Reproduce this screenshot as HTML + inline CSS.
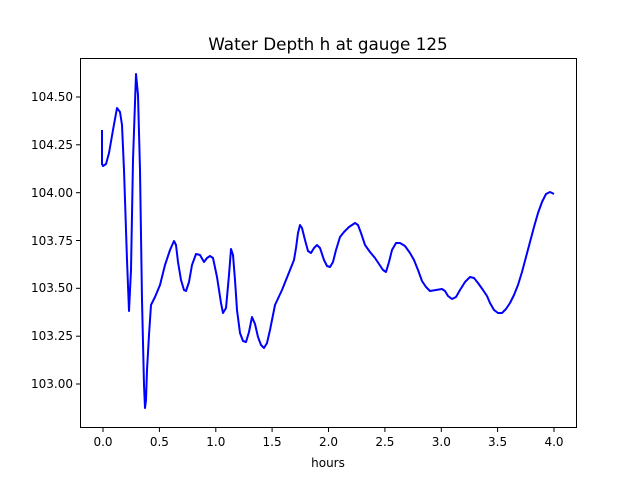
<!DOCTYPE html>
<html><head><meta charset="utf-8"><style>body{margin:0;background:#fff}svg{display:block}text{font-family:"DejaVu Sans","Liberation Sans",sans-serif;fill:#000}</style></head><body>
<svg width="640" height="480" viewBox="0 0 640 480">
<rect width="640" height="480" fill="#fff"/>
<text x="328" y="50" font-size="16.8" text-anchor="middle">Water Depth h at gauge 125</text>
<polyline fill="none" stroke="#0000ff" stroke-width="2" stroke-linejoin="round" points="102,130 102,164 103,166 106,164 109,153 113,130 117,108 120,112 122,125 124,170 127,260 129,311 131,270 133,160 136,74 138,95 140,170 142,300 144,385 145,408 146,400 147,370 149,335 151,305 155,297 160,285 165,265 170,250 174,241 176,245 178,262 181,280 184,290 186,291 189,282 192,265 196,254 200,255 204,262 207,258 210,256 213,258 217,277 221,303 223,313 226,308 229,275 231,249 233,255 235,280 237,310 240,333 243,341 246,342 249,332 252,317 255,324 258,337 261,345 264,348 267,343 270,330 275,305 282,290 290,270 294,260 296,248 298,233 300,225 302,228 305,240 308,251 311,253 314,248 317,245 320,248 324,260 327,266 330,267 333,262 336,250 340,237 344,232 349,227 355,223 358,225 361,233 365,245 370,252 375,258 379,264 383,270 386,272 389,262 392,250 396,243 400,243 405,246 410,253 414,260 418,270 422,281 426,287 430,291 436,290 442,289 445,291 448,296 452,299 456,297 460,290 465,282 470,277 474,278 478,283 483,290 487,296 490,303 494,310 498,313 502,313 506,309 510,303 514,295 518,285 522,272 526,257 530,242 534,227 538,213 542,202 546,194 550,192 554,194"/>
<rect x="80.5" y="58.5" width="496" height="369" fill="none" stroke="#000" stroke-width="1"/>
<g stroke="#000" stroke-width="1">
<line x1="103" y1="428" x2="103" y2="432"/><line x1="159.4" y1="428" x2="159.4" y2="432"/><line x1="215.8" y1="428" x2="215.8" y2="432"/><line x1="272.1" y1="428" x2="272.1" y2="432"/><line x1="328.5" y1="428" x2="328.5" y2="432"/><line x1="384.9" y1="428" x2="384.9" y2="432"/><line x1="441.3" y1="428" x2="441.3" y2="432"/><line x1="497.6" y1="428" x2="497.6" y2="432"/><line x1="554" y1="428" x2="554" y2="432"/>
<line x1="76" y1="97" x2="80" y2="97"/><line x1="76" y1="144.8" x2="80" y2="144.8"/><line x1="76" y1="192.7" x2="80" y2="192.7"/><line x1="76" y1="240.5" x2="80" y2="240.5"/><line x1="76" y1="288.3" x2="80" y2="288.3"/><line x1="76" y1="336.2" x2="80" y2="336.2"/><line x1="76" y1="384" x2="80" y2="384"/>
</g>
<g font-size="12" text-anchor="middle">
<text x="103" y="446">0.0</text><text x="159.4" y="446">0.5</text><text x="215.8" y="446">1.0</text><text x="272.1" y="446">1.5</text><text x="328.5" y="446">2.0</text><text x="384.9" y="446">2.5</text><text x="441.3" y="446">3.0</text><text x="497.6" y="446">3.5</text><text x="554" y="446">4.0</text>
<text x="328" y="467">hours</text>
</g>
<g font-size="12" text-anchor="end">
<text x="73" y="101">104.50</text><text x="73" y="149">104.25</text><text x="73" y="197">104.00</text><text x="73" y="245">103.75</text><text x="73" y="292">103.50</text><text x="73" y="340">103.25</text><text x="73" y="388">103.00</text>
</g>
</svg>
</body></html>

::::::::

**STATED PROBLEM:**
Each line of the data is to be duplicated exactly; pictures stay out of the copy.

**RESPONSE TO THIS TASK:**
Reproduce this screenshot as HTML + inline CSS.
<!DOCTYPE html>
<html><head><meta charset="utf-8"><style>body{margin:0;background:#fff}svg{display:block}text{font-family:"DejaVu Sans","Liberation Sans",sans-serif;fill:#000}</style></head><body>
<svg width="640" height="480" viewBox="0 0 640 480">
<rect width="640" height="480" fill="#fff"/>
<text x="328" y="50" font-size="16.8" text-anchor="middle">Water Depth h at gauge 125</text>
<polyline fill="none" stroke="#0000ff" stroke-width="2" stroke-linejoin="round" points="102,130 102,164 103,166 106,164 109,153 113,130 117,108 120,112 122,125 124,170 127,260 129,311 131,270 133,160 136,74 138,95 140,170 142,300 144,385 145,408 146,400 147,370 149,335 151,305 155,297 160,285 165,265 170,250 174,241 176,245 178,262 181,280 184,290 186,291 189,282 192,265 196,254 200,255 204,262 207,258 210,256 213,258 217,277 221,303 223,313 226,308 229,275 231,249 233,255 235,280 237,310 240,333 243,341 246,342 249,332 252,317 255,324 258,337 261,345 264,348 267,343 270,330 275,305 282,290 290,270 294,260 296,248 298,233 300,225 302,228 305,240 308,251 311,253 314,248 317,245 320,248 324,260 327,266 330,267 333,262 336,250 340,237 344,232 349,227 355,223 358,225 361,233 365,245 370,252 375,258 379,264 383,270 386,272 389,262 392,250 396,243 400,243 405,246 410,253 414,260 418,270 422,281 426,287 430,291 436,290 442,289 445,291 448,296 452,299 456,297 460,290 465,282 470,277 474,278 478,283 483,290 487,296 490,303 494,310 498,313 502,313 506,309 510,303 514,295 518,285 522,272 526,257 530,242 534,227 538,213 542,202 546,194 550,192 554,194"/>
<rect x="80.5" y="58.5" width="496" height="369" fill="none" stroke="#000" stroke-width="1"/>
<g stroke="#000" stroke-width="1">
<line x1="103" y1="428" x2="103" y2="432"/><line x1="159.4" y1="428" x2="159.4" y2="432"/><line x1="215.8" y1="428" x2="215.8" y2="432"/><line x1="272.1" y1="428" x2="272.1" y2="432"/><line x1="328.5" y1="428" x2="328.5" y2="432"/><line x1="384.9" y1="428" x2="384.9" y2="432"/><line x1="441.3" y1="428" x2="441.3" y2="432"/><line x1="497.6" y1="428" x2="497.6" y2="432"/><line x1="554" y1="428" x2="554" y2="432"/>
<line x1="76" y1="97" x2="80" y2="97"/><line x1="76" y1="144.8" x2="80" y2="144.8"/><line x1="76" y1="192.7" x2="80" y2="192.7"/><line x1="76" y1="240.5" x2="80" y2="240.5"/><line x1="76" y1="288.3" x2="80" y2="288.3"/><line x1="76" y1="336.2" x2="80" y2="336.2"/><line x1="76" y1="384" x2="80" y2="384"/>
</g>
<g font-size="12" text-anchor="middle">
<text x="103" y="446">0.0</text><text x="159.4" y="446">0.5</text><text x="215.8" y="446">1.0</text><text x="272.1" y="446">1.5</text><text x="328.5" y="446">2.0</text><text x="384.9" y="446">2.5</text><text x="441.3" y="446">3.0</text><text x="497.6" y="446">3.5</text><text x="554" y="446">4.0</text>
<text x="328" y="467">hours</text>
</g>
<g font-size="12" text-anchor="end">
<text x="73" y="101">104.50</text><text x="73" y="149">104.25</text><text x="73" y="197">104.00</text><text x="73" y="245">103.75</text><text x="73" y="292">103.50</text><text x="73" y="340">103.25</text><text x="73" y="388">103.00</text>
</g>
</svg>
</body></html>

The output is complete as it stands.